- What is being asked
Your task is to transcribe all of the data below exactly, omitting the images.

- Given information
---------------

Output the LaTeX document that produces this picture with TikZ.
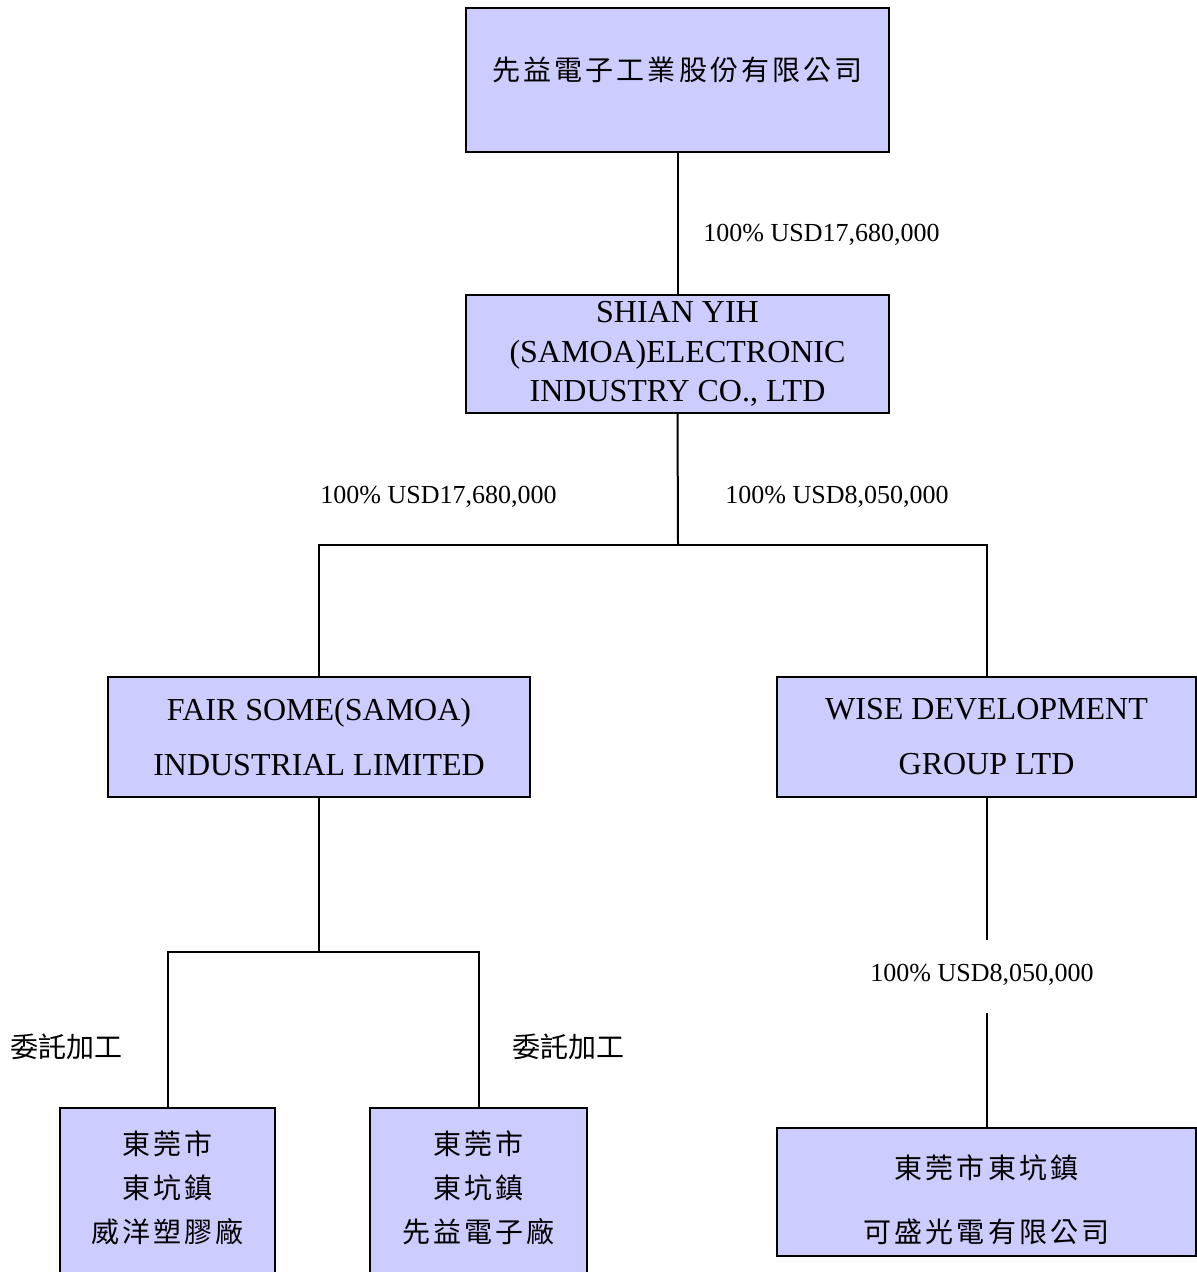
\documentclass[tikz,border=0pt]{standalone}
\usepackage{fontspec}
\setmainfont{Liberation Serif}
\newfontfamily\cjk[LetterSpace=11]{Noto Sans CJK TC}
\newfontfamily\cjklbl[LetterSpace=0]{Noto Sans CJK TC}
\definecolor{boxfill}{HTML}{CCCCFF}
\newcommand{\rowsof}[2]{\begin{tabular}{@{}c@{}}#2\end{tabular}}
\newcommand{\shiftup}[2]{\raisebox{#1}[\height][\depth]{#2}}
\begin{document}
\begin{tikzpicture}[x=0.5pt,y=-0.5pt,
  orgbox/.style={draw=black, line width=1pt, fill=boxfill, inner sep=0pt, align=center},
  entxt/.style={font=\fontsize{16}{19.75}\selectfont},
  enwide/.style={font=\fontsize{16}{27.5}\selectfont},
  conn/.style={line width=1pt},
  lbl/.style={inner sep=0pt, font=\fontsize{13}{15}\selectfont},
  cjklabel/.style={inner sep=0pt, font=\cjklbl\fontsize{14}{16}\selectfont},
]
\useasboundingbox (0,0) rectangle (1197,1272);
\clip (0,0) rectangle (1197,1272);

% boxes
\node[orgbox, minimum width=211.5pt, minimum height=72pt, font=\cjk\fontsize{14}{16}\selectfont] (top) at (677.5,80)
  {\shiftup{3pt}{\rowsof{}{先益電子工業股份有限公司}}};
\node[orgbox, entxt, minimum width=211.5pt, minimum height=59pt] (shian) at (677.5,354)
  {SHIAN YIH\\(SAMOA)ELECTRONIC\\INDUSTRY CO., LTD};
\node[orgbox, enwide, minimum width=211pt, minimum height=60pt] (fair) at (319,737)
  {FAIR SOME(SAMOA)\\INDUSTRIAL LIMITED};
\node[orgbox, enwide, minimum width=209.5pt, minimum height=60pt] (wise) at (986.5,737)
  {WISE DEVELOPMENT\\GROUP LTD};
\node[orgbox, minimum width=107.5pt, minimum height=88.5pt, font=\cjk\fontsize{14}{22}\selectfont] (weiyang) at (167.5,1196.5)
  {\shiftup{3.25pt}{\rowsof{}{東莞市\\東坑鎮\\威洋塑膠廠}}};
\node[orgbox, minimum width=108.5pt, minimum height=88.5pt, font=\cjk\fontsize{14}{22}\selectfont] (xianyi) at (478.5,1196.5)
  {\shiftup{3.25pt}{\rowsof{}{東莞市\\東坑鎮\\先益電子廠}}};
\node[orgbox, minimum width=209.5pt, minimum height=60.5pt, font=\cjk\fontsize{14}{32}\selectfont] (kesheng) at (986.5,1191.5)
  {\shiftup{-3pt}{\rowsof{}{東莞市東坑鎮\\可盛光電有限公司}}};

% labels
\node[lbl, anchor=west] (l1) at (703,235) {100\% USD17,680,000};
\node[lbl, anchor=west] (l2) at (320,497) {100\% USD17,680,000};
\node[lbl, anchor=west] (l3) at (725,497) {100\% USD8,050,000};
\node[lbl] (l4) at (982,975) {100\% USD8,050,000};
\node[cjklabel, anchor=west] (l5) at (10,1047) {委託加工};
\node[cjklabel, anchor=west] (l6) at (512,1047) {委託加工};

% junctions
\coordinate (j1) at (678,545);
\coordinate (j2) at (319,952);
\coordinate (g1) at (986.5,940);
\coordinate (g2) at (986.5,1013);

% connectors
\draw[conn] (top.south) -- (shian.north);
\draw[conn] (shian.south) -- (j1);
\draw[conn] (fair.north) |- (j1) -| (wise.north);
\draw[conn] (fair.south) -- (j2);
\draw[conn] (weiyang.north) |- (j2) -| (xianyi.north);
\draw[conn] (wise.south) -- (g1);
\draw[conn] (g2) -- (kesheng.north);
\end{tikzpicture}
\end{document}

---------------

- Response to this task
Output the LaTeX document that produces this picture with TikZ.
\documentclass[tikz,border=0pt]{standalone}
\usepackage{fontspec}
\setmainfont{Liberation Serif}
\newfontfamily\cjk[LetterSpace=11]{Noto Sans CJK TC}
\newfontfamily\cjklbl[LetterSpace=0]{Noto Sans CJK TC}
\definecolor{boxfill}{HTML}{CCCCFF}
\newcommand{\rowsof}[2]{\begin{tabular}{@{}c@{}}#2\end{tabular}}
\newcommand{\shiftup}[2]{\raisebox{#1}[\height][\depth]{#2}}
\begin{document}
\begin{tikzpicture}[x=0.5pt,y=-0.5pt,
  orgbox/.style={draw=black, line width=1pt, fill=boxfill, inner sep=0pt, align=center},
  entxt/.style={font=\fontsize{16}{19.75}\selectfont},
  enwide/.style={font=\fontsize{16}{27.5}\selectfont},
  conn/.style={line width=1pt},
  lbl/.style={inner sep=0pt, font=\fontsize{13}{15}\selectfont},
  cjklabel/.style={inner sep=0pt, font=\cjklbl\fontsize{14}{16}\selectfont},
]
\useasboundingbox (0,0) rectangle (1197,1272);
\clip (0,0) rectangle (1197,1272);

% boxes
\node[orgbox, minimum width=211.5pt, minimum height=72pt, font=\cjk\fontsize{14}{16}\selectfont] (top) at (677.5,80)
  {\shiftup{3pt}{\rowsof{}{先益電子工業股份有限公司}}};
\node[orgbox, entxt, minimum width=211.5pt, minimum height=59pt] (shian) at (677.5,354)
  {SHIAN YIH\\(SAMOA)ELECTRONIC\\INDUSTRY CO., LTD};
\node[orgbox, enwide, minimum width=211pt, minimum height=60pt] (fair) at (319,737)
  {FAIR SOME(SAMOA)\\INDUSTRIAL LIMITED};
\node[orgbox, enwide, minimum width=209.5pt, minimum height=60pt] (wise) at (986.5,737)
  {WISE DEVELOPMENT\\GROUP LTD};
\node[orgbox, minimum width=107.5pt, minimum height=88.5pt, font=\cjk\fontsize{14}{22}\selectfont] (weiyang) at (167.5,1196.5)
  {\shiftup{3.25pt}{\rowsof{}{東莞市\\東坑鎮\\威洋塑膠廠}}};
\node[orgbox, minimum width=108.5pt, minimum height=88.5pt, font=\cjk\fontsize{14}{22}\selectfont] (xianyi) at (478.5,1196.5)
  {\shiftup{3.25pt}{\rowsof{}{東莞市\\東坑鎮\\先益電子廠}}};
\node[orgbox, minimum width=209.5pt, minimum height=60.5pt, font=\cjk\fontsize{14}{32}\selectfont] (kesheng) at (986.5,1191.5)
  {\shiftup{-3pt}{\rowsof{}{東莞市東坑鎮\\可盛光電有限公司}}};

% labels
\node[lbl, anchor=west] (l1) at (703,235) {100\% USD17,680,000};
\node[lbl, anchor=west] (l2) at (320,497) {100\% USD17,680,000};
\node[lbl, anchor=west] (l3) at (725,497) {100\% USD8,050,000};
\node[lbl] (l4) at (982,975) {100\% USD8,050,000};
\node[cjklabel, anchor=west] (l5) at (10,1047) {委託加工};
\node[cjklabel, anchor=west] (l6) at (512,1047) {委託加工};

% junctions
\coordinate (j1) at (678,545);
\coordinate (j2) at (319,952);
\coordinate (g1) at (986.5,940);
\coordinate (g2) at (986.5,1013);

% connectors
\draw[conn] (top.south) -- (shian.north);
\draw[conn] (shian.south) -- (j1);
\draw[conn] (fair.north) |- (j1) -| (wise.north);
\draw[conn] (fair.south) -- (j2);
\draw[conn] (weiyang.north) |- (j2) -| (xianyi.north);
\draw[conn] (wise.south) -- (g1);
\draw[conn] (g2) -- (kesheng.north);
\end{tikzpicture}
\end{document}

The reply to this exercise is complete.